Mum of recovered meth addict says health-based approach could have prevented son's arrest

The mother of a recovered methamphetamine addict says a health-based approach to tackling drugs in Aotearoa could have prevented her son's arrest. 

It comes after the Drug Foundation called for a more holistic approach to fixing New Zealand's methamphetamine problem on Thursday. 

It said the Government spends four times as much on ineffective drug law enforcement than it spends on measures that actually prevent drug harm.

It's a stance backed by Annwyn Carter-Kelly whose son started using drugs at 13 years old.  

Carter-Kelly's son is now in recovery thanks to rehab, but it came at a cost. 

She told AM co-host Melissa Chan-Green on Friday she desperately tried to get help for her son for years, but he was only able to get into rehab after he was arrested. 

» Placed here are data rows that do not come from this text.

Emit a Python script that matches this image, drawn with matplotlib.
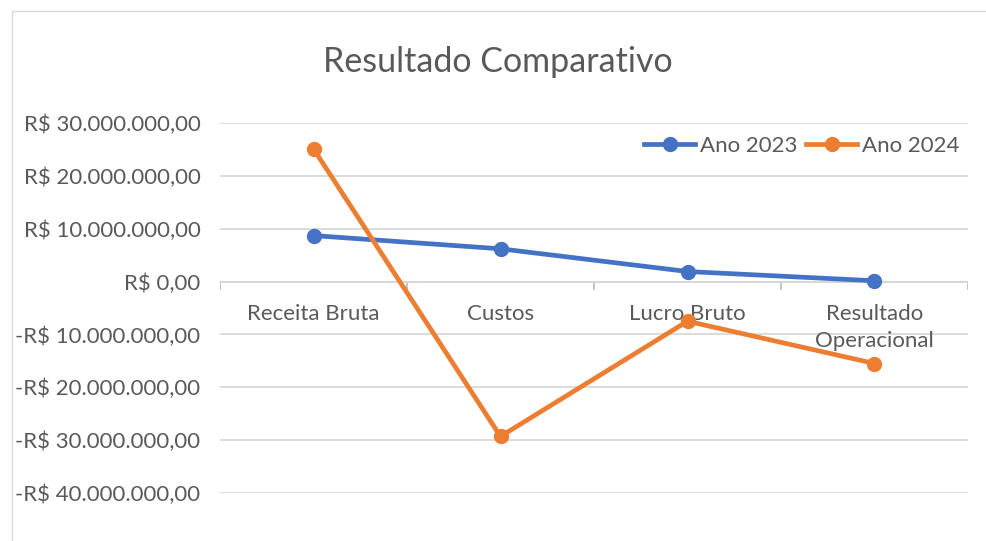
import matplotlib

matplotlib.use("Agg")
import matplotlib.pyplot as plt
import matplotlib.patches as mpatches

categorias = ["Receita Bruta", "Custos", "Lucro Bruto", "Resultado\nOperacional"]
ano_2023 = [8_700_000, 6_200_000, 1_900_000, 150_000]
ano_2024 = [25_100_000, -29_300_000, -7_500_000, -15_500_000]
y_ticks = [30e6, 20e6, 10e6, 0, -10e6, -20e6, -30e6, -40e6]

AZUL = "#4472C4"
LARANJA = "#ED7D31"
CINZA_TXT = "#595959"
GRADE = "#D9D9D9"
FONTE = ["Lato", "DejaVu Sans"]
TAM = 16


def fmt_real(v):
    s = f"{abs(v):,.2f}".replace(",", "X").replace(".", ",").replace("X", ".")
    return ("-R$ " if v < 0 else "R$ ") + s


fig = plt.figure(figsize=(9.87, 5.41), dpi=100)
fig.patches.append(mpatches.Rectangle((12 / 987, -0.01), 1, 1.01 - 11 / 541, transform=fig.transFigure,
                                      facecolor="white", edgecolor="#D9D9D9", linewidth=1, zorder=-5))
ax = fig.add_axes([220 / 987, 1 - 493 / 541, 748 / 987, 370 / 541])
ax.set_facecolor("none")

x = list(range(len(categorias)))
ax.plot(x, ano_2023, color=AZUL, lw=3.4, marker="o", ms=10, label="Ano 2023", zorder=3)
ax.plot(x, ano_2024, color=LARANJA, lw=3.4, marker="o", ms=10, label="Ano 2024", zorder=3)

ax.set_xlim(-0.5, len(categorias) - 0.5)
ax.set_ylim(-40e6, 30e6)
ax.set_yticks(y_ticks)
ax.set_yticklabels([fmt_real(v) for v in y_ticks], fontsize=TAM, color=CINZA_TXT, family=FONTE)
ax.tick_params(axis="y", length=0, pad=14)
ax.set_xticks([])
ax.grid(axis="y", color=GRADE, lw=1.3, zorder=0)
for s in ax.spines.values():
    s.set_visible(False)

# eixo das categorias no zero, com marcas entre as categorias
ax.axhline(0, color="#BFBFBF", lw=1.3, zorder=1)
for b in range(len(categorias) + 1):
    ax.plot([b - 0.5, b - 0.5], [0, -1.4e6], color="#BFBFBF", lw=1.3, zorder=1)
for i, c in enumerate(categorias):
    ax.text(i, -4.2e6, c, ha="center", va="top", fontsize=TAM, color=CINZA_TXT,
            family=FONTE, linespacing=1.45, zorder=2)

fig.text(498 / 987, 1 - 62 / 541, "Resultado Comparativo", ha="center", va="center",
         fontsize=24.5, color=CINZA_TXT, family=FONTE)

leg = ax.legend(loc="upper right", bbox_to_anchor=(1.0, 0.99), ncol=2, frameon=False,
                fontsize=TAM, handlelength=2.3, columnspacing=0.4, handletextpad=0.2,
                borderaxespad=0)
for t in leg.get_texts():
    t.set_color(CINZA_TXT)
    t.set_family(FONTE)

fig.savefig("out.png", dpi=100)
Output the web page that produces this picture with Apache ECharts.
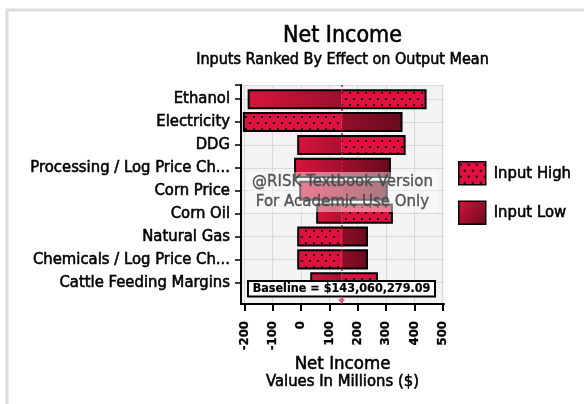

"Meth became a problem in and out of his life through his teenage years, into his 20s and his early 30s. 

"I think his heart and his intention was to be clean the whole time but he didn't have the knowledge and the support to get clean."

Carter-Kelly said Te Ara Oranga was crucial to her son's recovery. 

Te Ara Oranga is a Northland-based programme that works to reduce the demand for meth by providing health and social support.

A report found that for those referred to the programme criminal offending was reduced by 34 percent.

Carter-Kelly told Chan-Green it's devastating to see how much money is poured into enforcement versus intervention and support. 

"It just breaks my heart because when we called out for help there were little beds in rehab, there was a six to nine-month wait. You go to the hospital and get told there is nothing they can do…

"If that money was put into helping families then that money would filter out into the community. It would certainly help us to help the addict more, or to know how to understand the drug and how we can be more effective because, for me, there was nobody that I knew that had been through what I was going through or knew how to help me to help my son."

She said if her son had been able to get into rehab earlier it could have sped up his recovery significantly. 

"Unfortunately for our story my son was arrested but from there we were able to get him into rehab and that has done the trick - he is doing really well. 

"Rehab was an awesome breakthrough for him, it was just a shame that we had to go through the legal process to get him into rehab. If he had a rehab bed the very first time we asked for one, it may have cut his journey shorter by years."

Green Party Drug Reform Spokesperson Chlöe Swarbrick told Newshub Late on Thursday the Government's current approach to drugs isn't working. 

"The question is one of efficacy. Are we actually trying to achieve something here or are we trying to look like we are achieving something? "Because we know that the settings that we have had both in policy and the spending that we have had… for the past 40 or 50 years have not gotten rid of drugs. 

Green Party Drug Reform Spokesperson Chlöe Swarbrick.
Green Party Drug Reform Spokesperson Chlöe Swarbrick. Photo credit: Newshub

"In fact, it has meant that we are seeing more drugs, more drug harm, more people locked up in prison, more families torn apart and ultimately more community harm, so something has to be done differently." 

Swarbrick said Te Ara Oranga is an example that a health-based approach does work. 

"It shows that for every $1 spent you're getting a return of $3 to $7. There is a 35 percent reduction in drug harm related crime and offending and it ultimately actually is about trying to reduce the demand for methamphetamine in that community - not just punishing people which we know instigates and continues that cycle." 

The Drug Foundation is calling for Te Ara Oranga to be funded nationwide.

"It would cost about $40-45 million to roll it out properly around the country, its return on investment would be at least three times that,'' Drug Foundation Executive Director Sarah Helm said.

Helm said too much money goes on failed approaches.

"We need to stop waiting until somebody needs hospital-level care treatment, or turns up in a cell before we offer them help.